GIVEN PROBLEM
Set down exactly the lines in the records below that run from the line with "Recreate this image" to the line with "([xshift=7pt]tt\a) -- ([xshift=-7pt]tt\b);", inclusive, and nothing more.

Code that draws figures
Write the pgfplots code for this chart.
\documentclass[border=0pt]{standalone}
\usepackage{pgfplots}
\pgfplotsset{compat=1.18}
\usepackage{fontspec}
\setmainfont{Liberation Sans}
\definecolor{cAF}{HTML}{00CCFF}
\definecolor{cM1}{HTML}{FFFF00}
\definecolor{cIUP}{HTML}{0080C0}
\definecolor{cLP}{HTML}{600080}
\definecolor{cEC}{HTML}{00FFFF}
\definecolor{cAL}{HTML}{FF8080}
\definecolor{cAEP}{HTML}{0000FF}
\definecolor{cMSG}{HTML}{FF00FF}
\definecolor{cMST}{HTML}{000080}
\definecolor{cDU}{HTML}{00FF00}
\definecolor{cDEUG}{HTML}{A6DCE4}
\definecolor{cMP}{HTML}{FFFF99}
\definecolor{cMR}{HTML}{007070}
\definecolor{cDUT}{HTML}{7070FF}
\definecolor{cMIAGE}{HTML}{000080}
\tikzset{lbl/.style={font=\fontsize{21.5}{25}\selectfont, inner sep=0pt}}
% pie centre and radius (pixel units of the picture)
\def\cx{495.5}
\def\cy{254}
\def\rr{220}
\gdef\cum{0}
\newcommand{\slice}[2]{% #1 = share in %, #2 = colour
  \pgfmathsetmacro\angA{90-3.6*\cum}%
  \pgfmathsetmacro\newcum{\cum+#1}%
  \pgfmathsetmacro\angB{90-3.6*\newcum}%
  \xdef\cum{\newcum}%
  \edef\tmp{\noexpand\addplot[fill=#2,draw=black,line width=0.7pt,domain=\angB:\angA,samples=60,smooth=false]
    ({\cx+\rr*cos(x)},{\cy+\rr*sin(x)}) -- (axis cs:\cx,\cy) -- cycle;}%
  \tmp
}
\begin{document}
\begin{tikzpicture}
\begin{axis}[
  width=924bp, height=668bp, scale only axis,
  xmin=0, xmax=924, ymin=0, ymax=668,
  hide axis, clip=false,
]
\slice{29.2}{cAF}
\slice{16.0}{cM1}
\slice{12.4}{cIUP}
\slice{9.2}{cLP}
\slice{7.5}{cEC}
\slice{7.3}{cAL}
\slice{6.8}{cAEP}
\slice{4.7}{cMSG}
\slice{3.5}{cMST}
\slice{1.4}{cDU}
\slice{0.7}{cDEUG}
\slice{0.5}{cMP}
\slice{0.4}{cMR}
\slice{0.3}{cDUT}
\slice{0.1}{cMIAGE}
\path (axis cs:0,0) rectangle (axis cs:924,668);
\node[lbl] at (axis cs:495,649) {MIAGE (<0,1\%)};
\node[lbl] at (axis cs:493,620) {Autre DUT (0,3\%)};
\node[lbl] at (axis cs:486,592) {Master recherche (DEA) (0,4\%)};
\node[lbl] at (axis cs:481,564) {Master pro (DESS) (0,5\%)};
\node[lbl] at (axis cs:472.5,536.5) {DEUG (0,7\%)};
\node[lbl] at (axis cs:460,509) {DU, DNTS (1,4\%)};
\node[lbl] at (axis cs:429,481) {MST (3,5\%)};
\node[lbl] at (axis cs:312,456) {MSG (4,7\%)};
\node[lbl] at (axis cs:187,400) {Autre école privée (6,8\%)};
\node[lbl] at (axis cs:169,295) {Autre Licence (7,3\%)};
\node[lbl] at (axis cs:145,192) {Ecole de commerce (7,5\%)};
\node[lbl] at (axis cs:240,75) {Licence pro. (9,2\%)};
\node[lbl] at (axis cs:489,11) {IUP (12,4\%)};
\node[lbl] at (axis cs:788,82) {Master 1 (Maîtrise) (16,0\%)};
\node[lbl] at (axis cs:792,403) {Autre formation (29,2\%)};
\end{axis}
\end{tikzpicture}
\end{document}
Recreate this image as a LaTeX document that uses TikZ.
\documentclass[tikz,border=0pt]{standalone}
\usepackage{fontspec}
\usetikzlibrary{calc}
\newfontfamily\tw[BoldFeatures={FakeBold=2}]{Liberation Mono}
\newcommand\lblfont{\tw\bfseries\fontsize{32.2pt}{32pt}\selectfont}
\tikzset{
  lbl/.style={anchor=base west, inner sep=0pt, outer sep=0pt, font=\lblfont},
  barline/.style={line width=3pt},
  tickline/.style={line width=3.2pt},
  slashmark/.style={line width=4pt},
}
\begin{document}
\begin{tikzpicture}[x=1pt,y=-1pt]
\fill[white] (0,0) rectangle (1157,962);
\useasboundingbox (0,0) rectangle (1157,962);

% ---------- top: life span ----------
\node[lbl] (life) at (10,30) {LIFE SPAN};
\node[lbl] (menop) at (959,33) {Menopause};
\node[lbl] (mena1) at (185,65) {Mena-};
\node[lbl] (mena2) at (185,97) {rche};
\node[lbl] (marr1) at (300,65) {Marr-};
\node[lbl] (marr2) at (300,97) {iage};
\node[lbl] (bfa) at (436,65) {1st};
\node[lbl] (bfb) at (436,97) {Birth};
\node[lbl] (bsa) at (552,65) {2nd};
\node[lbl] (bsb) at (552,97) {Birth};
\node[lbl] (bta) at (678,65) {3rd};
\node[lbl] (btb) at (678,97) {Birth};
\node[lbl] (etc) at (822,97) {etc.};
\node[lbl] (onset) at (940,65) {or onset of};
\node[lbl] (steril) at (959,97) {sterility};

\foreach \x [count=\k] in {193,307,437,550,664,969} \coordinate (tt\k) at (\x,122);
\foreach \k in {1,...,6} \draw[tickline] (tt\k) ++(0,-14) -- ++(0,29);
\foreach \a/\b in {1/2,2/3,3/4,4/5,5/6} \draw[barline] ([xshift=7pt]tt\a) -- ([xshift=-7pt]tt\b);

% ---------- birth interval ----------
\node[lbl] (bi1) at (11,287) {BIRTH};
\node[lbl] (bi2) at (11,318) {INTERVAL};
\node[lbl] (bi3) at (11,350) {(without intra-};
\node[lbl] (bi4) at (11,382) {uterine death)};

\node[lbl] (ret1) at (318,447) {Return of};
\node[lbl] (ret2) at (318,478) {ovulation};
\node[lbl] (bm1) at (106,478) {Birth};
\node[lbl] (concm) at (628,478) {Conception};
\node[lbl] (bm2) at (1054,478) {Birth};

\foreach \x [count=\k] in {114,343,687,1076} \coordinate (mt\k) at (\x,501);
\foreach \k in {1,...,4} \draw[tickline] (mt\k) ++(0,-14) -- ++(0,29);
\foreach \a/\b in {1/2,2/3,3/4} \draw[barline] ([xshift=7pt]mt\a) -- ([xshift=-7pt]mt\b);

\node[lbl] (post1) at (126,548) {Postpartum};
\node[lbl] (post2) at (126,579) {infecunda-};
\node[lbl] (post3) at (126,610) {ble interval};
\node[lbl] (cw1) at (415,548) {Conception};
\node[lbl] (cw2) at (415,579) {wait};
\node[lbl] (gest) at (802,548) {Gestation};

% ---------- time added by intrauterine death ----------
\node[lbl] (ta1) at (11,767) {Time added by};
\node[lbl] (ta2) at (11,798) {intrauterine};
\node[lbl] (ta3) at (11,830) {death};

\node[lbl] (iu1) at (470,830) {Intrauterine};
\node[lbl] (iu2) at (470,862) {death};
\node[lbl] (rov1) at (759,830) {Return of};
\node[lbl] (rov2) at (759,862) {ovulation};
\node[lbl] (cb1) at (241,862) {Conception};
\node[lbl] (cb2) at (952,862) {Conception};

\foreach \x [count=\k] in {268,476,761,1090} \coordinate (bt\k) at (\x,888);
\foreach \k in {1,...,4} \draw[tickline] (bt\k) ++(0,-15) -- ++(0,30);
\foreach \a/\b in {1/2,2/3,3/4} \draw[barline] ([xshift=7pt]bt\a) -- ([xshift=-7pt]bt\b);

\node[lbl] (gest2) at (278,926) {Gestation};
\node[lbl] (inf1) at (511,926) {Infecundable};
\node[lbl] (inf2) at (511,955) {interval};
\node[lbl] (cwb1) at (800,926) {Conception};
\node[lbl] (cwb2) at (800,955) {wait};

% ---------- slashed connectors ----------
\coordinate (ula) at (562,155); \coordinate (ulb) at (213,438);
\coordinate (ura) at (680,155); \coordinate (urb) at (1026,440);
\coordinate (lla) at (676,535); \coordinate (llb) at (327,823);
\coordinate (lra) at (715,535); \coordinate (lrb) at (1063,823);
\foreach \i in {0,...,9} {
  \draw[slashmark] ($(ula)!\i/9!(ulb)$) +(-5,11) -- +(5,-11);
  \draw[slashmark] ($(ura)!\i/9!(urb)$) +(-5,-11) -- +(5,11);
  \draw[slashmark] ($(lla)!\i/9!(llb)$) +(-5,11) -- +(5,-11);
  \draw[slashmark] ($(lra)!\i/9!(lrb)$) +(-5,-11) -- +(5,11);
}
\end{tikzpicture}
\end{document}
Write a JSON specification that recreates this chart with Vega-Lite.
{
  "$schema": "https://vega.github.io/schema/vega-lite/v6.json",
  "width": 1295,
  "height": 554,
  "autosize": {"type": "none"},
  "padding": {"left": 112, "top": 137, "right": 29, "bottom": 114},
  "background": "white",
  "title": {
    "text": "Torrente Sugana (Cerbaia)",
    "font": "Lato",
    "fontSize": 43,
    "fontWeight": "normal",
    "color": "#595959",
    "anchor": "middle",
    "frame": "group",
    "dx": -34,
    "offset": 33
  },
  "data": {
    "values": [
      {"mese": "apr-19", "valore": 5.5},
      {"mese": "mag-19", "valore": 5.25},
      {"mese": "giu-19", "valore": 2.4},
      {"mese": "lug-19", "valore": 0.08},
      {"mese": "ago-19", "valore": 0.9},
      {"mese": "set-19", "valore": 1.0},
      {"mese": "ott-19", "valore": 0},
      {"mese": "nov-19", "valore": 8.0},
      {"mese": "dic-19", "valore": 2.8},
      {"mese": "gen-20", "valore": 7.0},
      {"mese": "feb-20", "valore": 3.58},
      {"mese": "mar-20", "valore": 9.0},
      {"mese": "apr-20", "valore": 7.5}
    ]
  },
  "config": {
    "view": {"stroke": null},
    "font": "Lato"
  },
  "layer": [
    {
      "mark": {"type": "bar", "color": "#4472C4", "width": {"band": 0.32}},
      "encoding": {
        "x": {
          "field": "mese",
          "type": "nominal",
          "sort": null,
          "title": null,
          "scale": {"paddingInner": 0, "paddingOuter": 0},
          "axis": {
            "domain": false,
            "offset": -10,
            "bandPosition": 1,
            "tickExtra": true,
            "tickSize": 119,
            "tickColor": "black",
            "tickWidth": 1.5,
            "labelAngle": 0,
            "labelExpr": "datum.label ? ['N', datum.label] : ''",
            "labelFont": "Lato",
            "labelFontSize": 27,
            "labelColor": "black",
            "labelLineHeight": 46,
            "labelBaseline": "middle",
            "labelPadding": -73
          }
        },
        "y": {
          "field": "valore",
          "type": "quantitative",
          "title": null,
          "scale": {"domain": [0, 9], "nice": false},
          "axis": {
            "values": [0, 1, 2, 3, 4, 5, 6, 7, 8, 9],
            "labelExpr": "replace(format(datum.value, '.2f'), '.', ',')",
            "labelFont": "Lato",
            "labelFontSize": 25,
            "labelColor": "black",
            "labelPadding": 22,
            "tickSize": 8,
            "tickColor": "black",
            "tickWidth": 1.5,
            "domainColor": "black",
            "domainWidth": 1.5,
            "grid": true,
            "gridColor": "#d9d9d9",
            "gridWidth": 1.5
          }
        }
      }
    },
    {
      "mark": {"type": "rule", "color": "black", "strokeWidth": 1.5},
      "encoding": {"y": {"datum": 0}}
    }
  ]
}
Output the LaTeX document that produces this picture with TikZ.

RESULT OF THE EXERCISE
Recreate this image as a LaTeX document that uses TikZ.
\documentclass[tikz,border=0pt]{standalone}
\usepackage{fontspec}
\usetikzlibrary{calc}
\newfontfamily\tw[BoldFeatures={FakeBold=2}]{Liberation Mono}
\newcommand\lblfont{\tw\bfseries\fontsize{32.2pt}{32pt}\selectfont}
\tikzset{
  lbl/.style={anchor=base west, inner sep=0pt, outer sep=0pt, font=\lblfont},
  barline/.style={line width=3pt},
  tickline/.style={line width=3.2pt},
  slashmark/.style={line width=4pt},
}
\begin{document}
\begin{tikzpicture}[x=1pt,y=-1pt]
\fill[white] (0,0) rectangle (1157,962);
\useasboundingbox (0,0) rectangle (1157,962);

% ---------- top: life span ----------
\node[lbl] (life) at (10,30) {LIFE SPAN};
\node[lbl] (menop) at (959,33) {Menopause};
\node[lbl] (mena1) at (185,65) {Mena-};
\node[lbl] (mena2) at (185,97) {rche};
\node[lbl] (marr1) at (300,65) {Marr-};
\node[lbl] (marr2) at (300,97) {iage};
\node[lbl] (bfa) at (436,65) {1st};
\node[lbl] (bfb) at (436,97) {Birth};
\node[lbl] (bsa) at (552,65) {2nd};
\node[lbl] (bsb) at (552,97) {Birth};
\node[lbl] (bta) at (678,65) {3rd};
\node[lbl] (btb) at (678,97) {Birth};
\node[lbl] (etc) at (822,97) {etc.};
\node[lbl] (onset) at (940,65) {or onset of};
\node[lbl] (steril) at (959,97) {sterility};

\foreach \x [count=\k] in {193,307,437,550,664,969} \coordinate (tt\k) at (\x,122);
\foreach \k in {1,...,6} \draw[tickline] (tt\k) ++(0,-14) -- ++(0,29);
\foreach \a/\b in {1/2,2/3,3/4,4/5,5/6} \draw[barline] ([xshift=7pt]tt\a) -- ([xshift=-7pt]tt\b);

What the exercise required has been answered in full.